La alta montaña en invierno es muy dura, muy dura, contadas especies son capaces de hacer frente a las poderosas ventiscas de frío y nieve. Mamíferos como las marmotas pasan una gran parte de año invernado bajo tierra, los insectos mueren y renacen de unos huevos que increíblemente soportaron varios grados bajo cero, y la mayoría de las aves volaron a parajes menos inhóspitos, como la bisbita alpino (Anthus spinoletta).

Una spinoletta cambió verdes praderas, cruzadas por riachuelos y bordeadas por ibones, por la desembocadura del arroyo Pedroche en el Balcón del Guadalquivir. Como la noche y el día, como el Yin o el Yang, como la pureza o la mierda. Porque aquí se acumula la suciedad que la ciudad aún no ha sabido ni querido limpiar: los restos del botellón de la última o penúltima feria, las capas de plásticos de las crecidas o los residuos que los colectores vertieron con las lluvias.

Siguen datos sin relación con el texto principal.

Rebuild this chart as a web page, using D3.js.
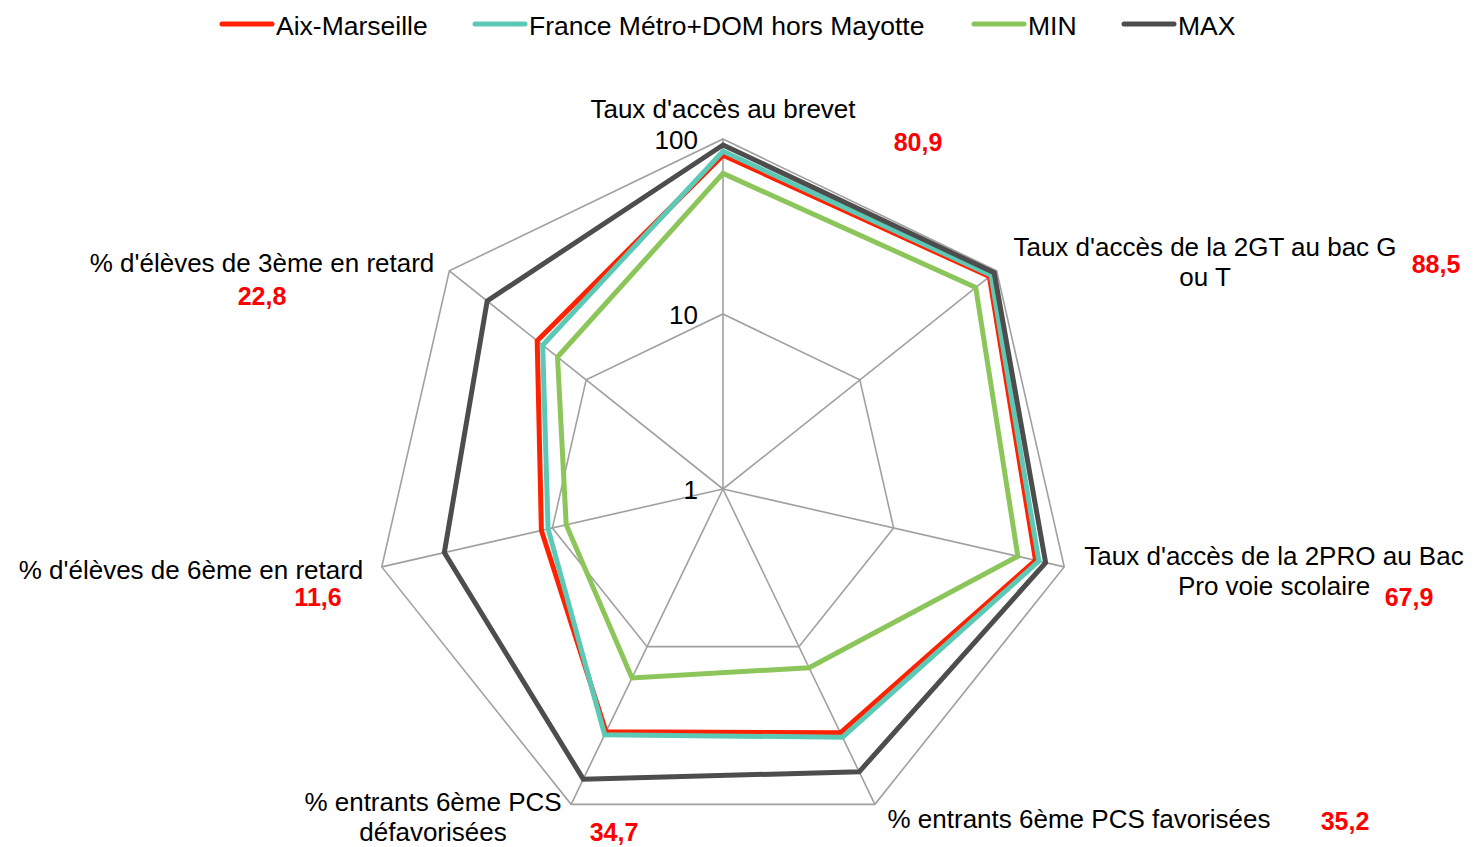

Quizás la bisbita que ha visitado nuestra ciudad llegó desde los Alpes, descendiente de aquellas que entretuvieron por un instante a las auténticas Heidi y Marcos, a niños que durante muchos días vivían, y morían, solos en las montañas, cuidando el ganado. Niños con una vida durísima pero que no dejaron de jugar porque así lo dicta el instinto de cachorros. Pariente de otras bisbitas alpinas que viven en el Caucaso, en Irán, Afganistán, Turquía... donde todavía hay Heidi y Marcos no idealizados, que sobreviven solos, que guardan ganados.


Creo que Heidi fue un éxito en los años setenta porque conectó con aquella generación de niños yunteros que ya crecidos dejaron los campos para trabajar en la ciudad y enganchó también con los hijos acunados en relatos de sus madres, de vidas duras e intensas, que suspiraban por escaparse de una ciudad plagada de Rotenmeier.

La foto que abre la entrada fue tomada en el Balcón del Guadalquivir por Juan Manuel Sánchez.